DATA SEGMENT:
::::
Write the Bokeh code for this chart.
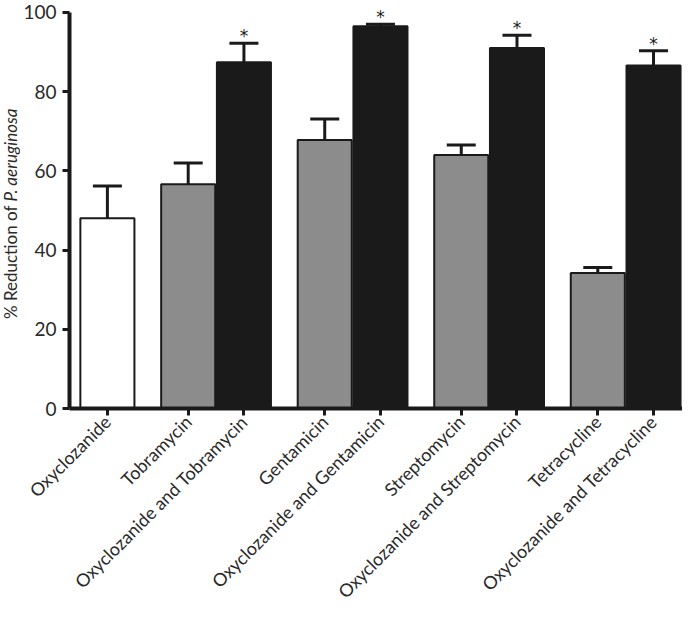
import math
from bokeh.plotting import figure
from bokeh.layouts import row
from bokeh.models import Range1d, ColumnDataSource, Whisker, TeeHead, FixedTicker
from bokeh.core.properties import value
from bokeh.embed import file_html
from bokeh.resources import INLINE

# ---- data ----
labels = ["Oxyclozanide", "Tobramycin", "Oxyclozanide and Tobramycin",
          "Gentamicin", "Oxyclozanide and Gentamicin",
          "Streptomycin", "Oxyclozanide and Streptomycin",
          "Tetracycline", "Oxyclozanide and Tetracycline"]
group_id = [0, 1, 1, 2, 2, 3, 3, 4, 4]
kind = ["alone", "antibiotic", "combo", "antibiotic", "combo",
        "antibiotic", "combo", "antibiotic", "combo"]
means = [48.0, 56.6, 87.4, 67.8, 96.5, 64.0, 91.0, 34.2, 86.6]
upper = [56.2, 62.0, 92.2, 73.1, 97.0, 66.5, 94.2, 35.6, 90.3]
significant = [False, False, True, False, True, False, True, False, True]
y_ticks = [0, 20, 40, 60, 80, 100]
y_label_main = "% Reduction of"
y_label_species = "P. aeruginosa"

# ---- styling ----
GAP = 0.45
FONT = "Lato"
INK = "#1a1a1a"
TXT = "#2a2a2a"
colors = {"alone": "#ffffff", "antibiotic": "#8c8c8c", "combo": INK}
H = 613
BORDER_TOP = 0
BORDER_BOTTOM = 190
LABEL_W = 20

xs = [i + g * GAP for i, g in enumerate(group_id)]
src = ColumnDataSource(dict(x=xs, top=means, upper=upper,
                            color=[colors[k] for k in kind], label=labels))

yr = Range1d(0, 103)
p = figure(width=682 - LABEL_W, height=H, output_backend="svg", toolbar_location=None,
           x_range=Range1d(-0.68, xs[-1] + 0.52), y_range=yr,
           min_border_left=0, min_border_right=0,
           min_border_top=BORDER_TOP, min_border_bottom=BORDER_BOTTOM)
p.outline_line_color = None
p.xgrid.visible = False
p.ygrid.visible = False

whisk = Whisker(source=src, base="x", lower="top", upper="upper",
                line_color=INK, line_width=3,
                upper_head=TeeHead(size=29, line_width=3, line_color=INK),
                lower_head=None)
p.add_layout(whisk)

p.vbar(x="x", top="top", bottom=0, width=0.97, source=src,
       fill_color="color", line_color=INK, line_width=2)

sig = ColumnDataSource(dict(x=[x for x, s in zip(xs, significant) if s],
                            y=[u for u, s in zip(upper, significant) if s],
                            t=["*"] * sum(significant)))
p.text(x="x", y="y", text="t", source=sig, text_align="center",
       text_baseline="middle", text_font=value("DejaVu Sans"),
       text_font_size="17px", text_color=INK, y_offset=-7)

# axes
for ax in (p.xaxis[0], p.yaxis[0]):
    ax.axis_line_width = 4
    ax.axis_line_color = INK
    ax.major_tick_line_width = 3
    ax.major_tick_line_color = INK
    ax.major_tick_in = 0
    ax.major_tick_out = 7
    ax.minor_tick_line_color = None
    ax.major_label_text_font = FONT
    ax.major_label_text_color = TXT

p.yaxis.major_label_text_font_size = "19px"
p.xaxis.major_label_text_font_size = "18px"
p.yaxis.ticker = FixedTicker(ticks=y_ticks)
p.yaxis.bounds = (0, 100)
p.yaxis.major_label_standoff = 6
p.xaxis.ticker = FixedTicker(ticks=xs)
p.xaxis.major_label_overrides = {x: l for x, l in zip(xs, labels)}
p.xaxis.major_label_orientation = math.pi / 4
p.xaxis.major_label_standoff = 3

# y-axis title panel (normal + italic parts)
lab = figure(width=LABEL_W, height=H, output_backend="svg", toolbar_location=None,
             x_range=Range1d(0, 1), y_range=yr,
             x_axis_location=None, y_axis_location=None,
             min_border_left=0, min_border_right=0,
             min_border_top=BORDER_TOP, min_border_bottom=BORDER_BOTTOM)
lab.outline_line_color = None
lab.xgrid.visible = False
lab.ygrid.visible = False
ymid = 52
lab.text(x=[0.5], y=[ymid], text=[y_label_main], angle=math.pi / 2,
         text_align="right", text_baseline="middle", y_offset=3,
         text_font=value(FONT), text_font_size="17px", text_color=TXT)
lab.text(x=[0.5], y=[ymid], text=[y_label_species], angle=math.pi / 2,
         text_align="left", text_baseline="middle", y_offset=-1,
         text_font=value(FONT), text_font_size="17px", text_font_style="italic",
         text_color=TXT)

layout = row(lab, p)
open("out.html", "w").write(file_html(layout, INLINE))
::::
OBJECTIVE:
Exactly reproduce the run of lines from the start of the listing through the line with "from bokeh.resources import INLINE", inclusive; pictures are not copied.

EXPECTED ANSWER:
Write the Bokeh code for this chart.
import math
from bokeh.plotting import figure
from bokeh.layouts import row
from bokeh.models import Range1d, ColumnDataSource, Whisker, TeeHead, FixedTicker
from bokeh.core.properties import value
from bokeh.embed import file_html
from bokeh.resources import INLINE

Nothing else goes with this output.